World leaders were on Wednesday to step into the global spotlight for the UN's annual diplomatic dance, with US President Barack Obama set to warn that America cannot solve the planet's problems alone.

With several firebrand leaders also due to step up to the podium at the UN General Assembly, the political pow-wow is fraught with the potential for unwanted public encounters between foes.

Israel has already urged other nations to boycott a speech by Iranian leader Mahmoud Ahmadinejad for his repeated denial of the Holocaust.

And Libya's President Moamer Kadhafi, known for his long, rambling speeches on the history of the Arab people, usually delivered from his nomad tent, will step up to the UN podium for the first time in his four-decade rule.

But all eyes will be on Obama addressing the UN General Assembly for the first time since taking office in January, after the George Bush administration was accused of riding roughshod over the 192-member global body.

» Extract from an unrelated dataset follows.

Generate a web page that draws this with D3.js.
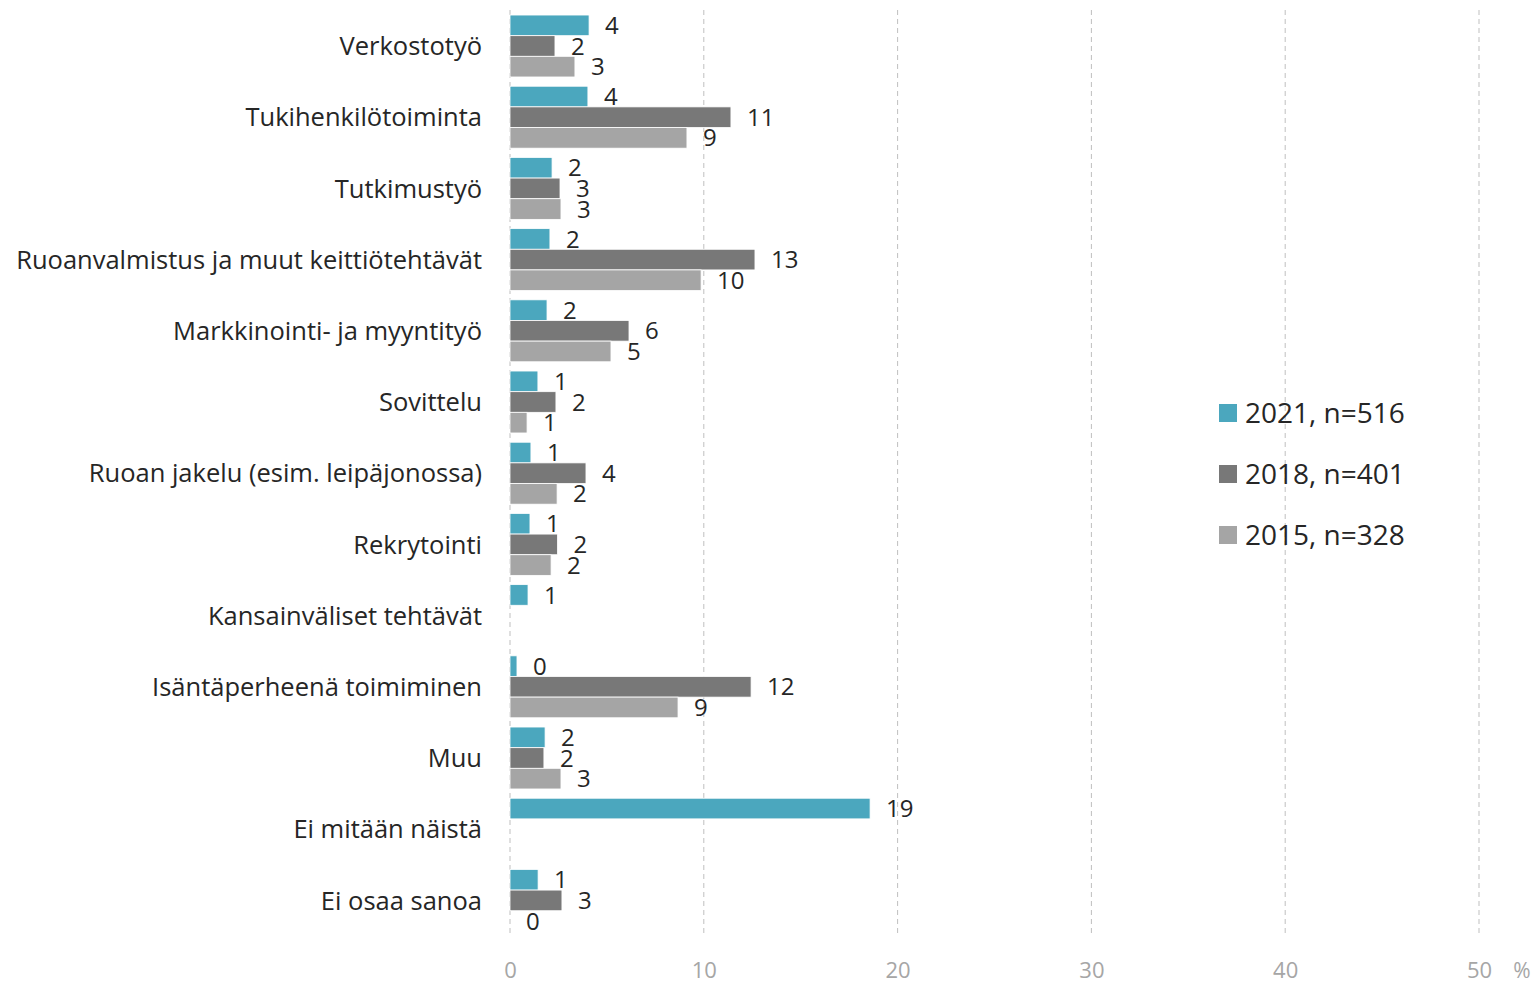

"Those who used to chastise America for acting alone in the world cannot now stand by and wait for America to solve the world's problems alone," Obama tells the assembly in extracts released by the White House.

"We have sought -- in word and deed -- a new era of engagement with the world. Now is the time for all of us to take our share of responsibility for a global response to global challenges."

Kadhafi, who toured the UN building late Tuesday, was to directly follow Obama onto the podium, in what could be a delicate moment for the US leader amid a row over the release of the Lockerbie bomber, a former Libyan spy.

And Obama was to warn the world would pay a heavy price if it fails to act against militants.

"Consider the course that we are on if we fail to confront the status quo. Extremists sowing terror in pockets of the world. Protracted conflicts that grind on and on," the president says.

"Genocide and mass atrocities. More and more nations with nuclear weaponsMelting ice caps and ravaged populations. Persistent poverty and pandemic disease.

"I say this not to sow fear, but to state a fact: the magnitude of our challenges has yet to be met by the measure of our action."

UN chief Ban Ki-moon will also seek to set the tone by appealing in his opening address for "genuine"collective action by world leaders to roll back climate change as well as global poverty.

"If ever there were a time to act in a spirit of renewed multilateralism -- a moment to create a United Nations of genuine collective action -- it is now," Ban says in remarks prepared for delivery.

Ahmadinejad's speech is keenly awaited as the United Nations grapples with how to resolve a row over its suspect nuclear program and amid international concern over the disputed June elections which returned him to power.

Israel has called for a symbolic protest against Ahmadinejad, but it was not yet clear whether many countries would comply.

"The simple fact of leaving the room during his speech, or not to be present during it, is a symbolic act," Israel's UN ambassador Gabriela Shalev told army radio.

The rising temperatures inside the UN headquarters may be matched by protests on the streets outside, with organizers saying thousands are set to rally "to warn against the dire implications of offering diplomatic and political incentives to the Iranian regime."

President Luiz Inacio Lula da Silva of Brazil, who has pledged to champion the cause of emerging democracies, China's Hu Jintao and Russian President Dmitry Medvedev also take to the floor on Wednesday.